Я вернулся в гостиницу. Зазвонил телефон.
— Привет, паршивец.
— Привет.
— Значит, ты меня бросил, когда я попал в небольшую передрягу. И ты еще называешь себя другом! Знаешь, что я о тебе думаю? Ты — грязная южно-индийская свинья. Не засыпай. Я сейчас поднимусь и вдарю тебе как следует.
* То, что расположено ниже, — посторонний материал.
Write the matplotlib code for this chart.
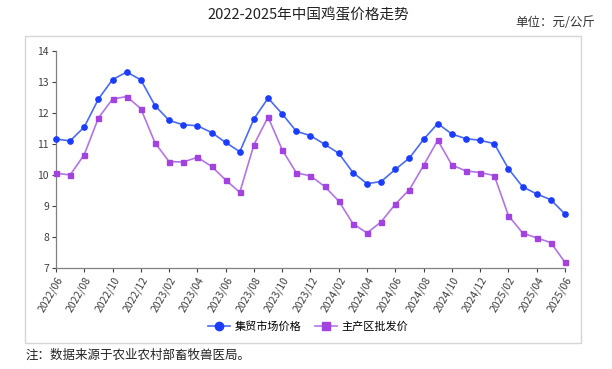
import numpy as np
import matplotlib
matplotlib.use("Agg")
import matplotlib.pyplot as plt
from matplotlib.patches import Rectangle
from matplotlib.lines import Line2D

plt.rcParams["font.family"] = ["Noto Sans CJK SC", "DejaVu Sans"]

# monthly, 2022/06 .. 2025/06
months = []
for y in range(2022, 2026):
    for m in range(1, 13):
        if (y == 2022 and m < 6) or (y == 2025 and m > 6):
            continue
        months.append(f"{y}/{m:02d}")

market = [11.16, 11.10, 11.55, 12.45, 13.08, 13.32, 13.07, 12.24, 11.76, 11.62,
          11.59, 11.37, 11.05, 10.75, 11.81, 12.48, 11.97, 11.41, 11.27, 10.99,
          10.70, 10.08, 9.72, 9.79, 10.18, 10.55, 11.15, 11.66, 11.32, 11.17,
          11.12, 11.01, 10.20, 9.62, 9.39, 9.20, 8.74]
wholesale = [10.06, 10.00, 10.66, 11.84, 12.45, 12.53, 12.14, 11.04, 10.43, 10.42,
             10.57, 10.28, 9.84, 9.44, 10.98, 11.87, 10.81, 10.07, 9.97, 9.63,
             9.16, 8.43, 8.13, 8.49, 9.06, 9.53, 10.31, 11.12, 10.32, 10.13,
             10.08, 9.98, 8.69, 8.13, 7.97, 7.82, 7.18]

series_names = ["集贸市场价格", "主产区批发价"]

BLUE_LINE = "#4a6cf5"
BLUE_MARK = "#1a3cff"
PURPLE_LINE = "#b374e6"
PURPLE_MARK = "#a243e0"

fig = plt.figure(figsize=(6.12, 3.69), dpi=100)

# light frame around the chart area
fig.patches.append(Rectangle((25 / 612, 1 - 343 / 369), (581 - 25) / 612, (343 - 36) / 369,
                             transform=fig.transFigure, fill=False,
                             edgecolor="#d6d6d6", linewidth=1.0))

ax = fig.add_axes([56 / 612, 1 - 268 / 369, (565 - 56) / 612, (268 - 51) / 369])
x = np.arange(len(months))
ax.plot(x, market, color=BLUE_LINE, linewidth=1.2, marker="o", markersize=3.8,
        markerfacecolor=BLUE_MARK, markeredgecolor=BLUE_MARK, clip_on=False, zorder=3)
ax.plot(x, wholesale, color=PURPLE_LINE, linewidth=1.2, marker="s", markersize=3.6,
        markerfacecolor=PURPLE_MARK, markeredgecolor=PURPLE_MARK, clip_on=False, zorder=3)

ax.set_xlim(0, len(months) - 1)
ax.set_ylim(7, 14)
ax.set_yticks(range(7, 15))
ax.set_xticks(x[::2])
ax.set_xticklabels(months[::2], rotation=60, ha="right", rotation_mode="anchor",
                   fontsize=7.5, color="#404040")
ax.tick_params(axis="y", labelsize=7.5, colors="#404040", length=3, width=0.8, pad=2)
ax.tick_params(axis="x", length=3, width=0.8, pad=2, colors="#404040")
for s in ["top", "right"]:
    ax.spines[s].set_visible(False)
for s in ["left", "bottom"]:
    ax.spines[s].set_color("#808080")
    ax.spines[s].set_linewidth(0.9)

handles = [
    Line2D([], [], color=BLUE_LINE, marker="o", markersize=6, markerfacecolor=BLUE_MARK,
           markeredgecolor=BLUE_MARK, linewidth=1.2),
    Line2D([], [], color=PURPLE_LINE, marker="s", markersize=6, markerfacecolor=PURPLE_MARK,
           markeredgecolor=PURPLE_MARK, linewidth=1.2),
]
fig.legend(handles, series_names, loc="center", bbox_to_anchor=(0.503, 1 - 327 / 369),
           ncol=2, frameon=False, fontsize=8, handlelength=2.0, columnspacing=1.2,
           handletextpad=0.4)

fig.text(0.503, 1 - 15 / 369, "2022-2025年中国鸡蛋价格走势", ha="center", va="center",
         fontsize=10.5, color="#222222")
fig.text(595 / 612, 1 - 22 / 369, "单位：元/公斤", ha="right", va="center",
         fontsize=9, color="#333333")
fig.text(26 / 612, 1 - 355 / 369, "注：数据来源于农业农村部畜牧兽医局。", ha="left",
         va="center", fontsize=9, color="#222222")

fig.savefig("out.png", dpi=100)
Он, наверное, находился неподалеку, потому что появился уже через несколько минут: дважды постучал в дверь, преувеличенно поклонился и театральной походкой вошел в комнату. Мы оба уже заметно протрезвели, но наш разговор пьяно и фальшиво качался туда-сюда — от примирения до взаимных обвинений. В любой момент мы могли или снова сделаться друзьями, или решить больше не видеться; снова и снова, когда мы уже кренились в сторону одной из этих возможностей, один из нас делал исправительный нажим в обратном направлении… Мы все еще испытывали интерес друг к другу. Мы пили кофе; наш разговор продолжал качаться туда-сюда еще более фальшиво; и в конце концов даже остатки интереса утонили в словах.
— Мы же собирались поехать на охоту, — сказал сикх напоследок, уходя. — А я с тобой связывал такие планы.
Это была по-голливудски хорошая прощальная фраза. Возможно, он ее заранее продумал. Трудно сказать. В Индии английский язык способен вводить в заблуждение. Меня одолевала усталость: несмотря на кофе и лицемерные разговоры, разрыв оказался бурным. Он принес облегчение и сожаление. Мне выказали столько доброжелательности, столько великодушия, — а я так неверно все истолковал!
Утром мой ужас не знал границ. Я видел фотографии пенджабских погромов 1947 года, фотографии большой калькуттской резни; я слышал про поезда — эти индийские поезда! — перевозившие трупы через границу; я видел погребальные насыпи вблизи пенджабских дорог. [78] Но никогда раньше я не думал об Индии как о стране насилия.
А теперь это насилие я чуял в воздухе; казалось, город запятнан угрозой насилия и самоистязания вроде того, что я видел. Мне захотелось тотчас же уехать отсюда. Но билеты на автобусы и поезда были забронированы на много дней вперед.
78
Имеются в виду кровавые столкновения между индусами и мусульманами: в августе 1946 года в Калькутте (Бенгалия) погибло пять тысяч человек. В 1947 году в Восточном Пенджабе сикхи и мусульмане нападали на индусов, а в Западном мусульмане — на сикхов и индусов; после объявления раздела Пенджаба около 5 миллионов беженцев пересекли в обе стороны новую пакистанско-индийскую границу.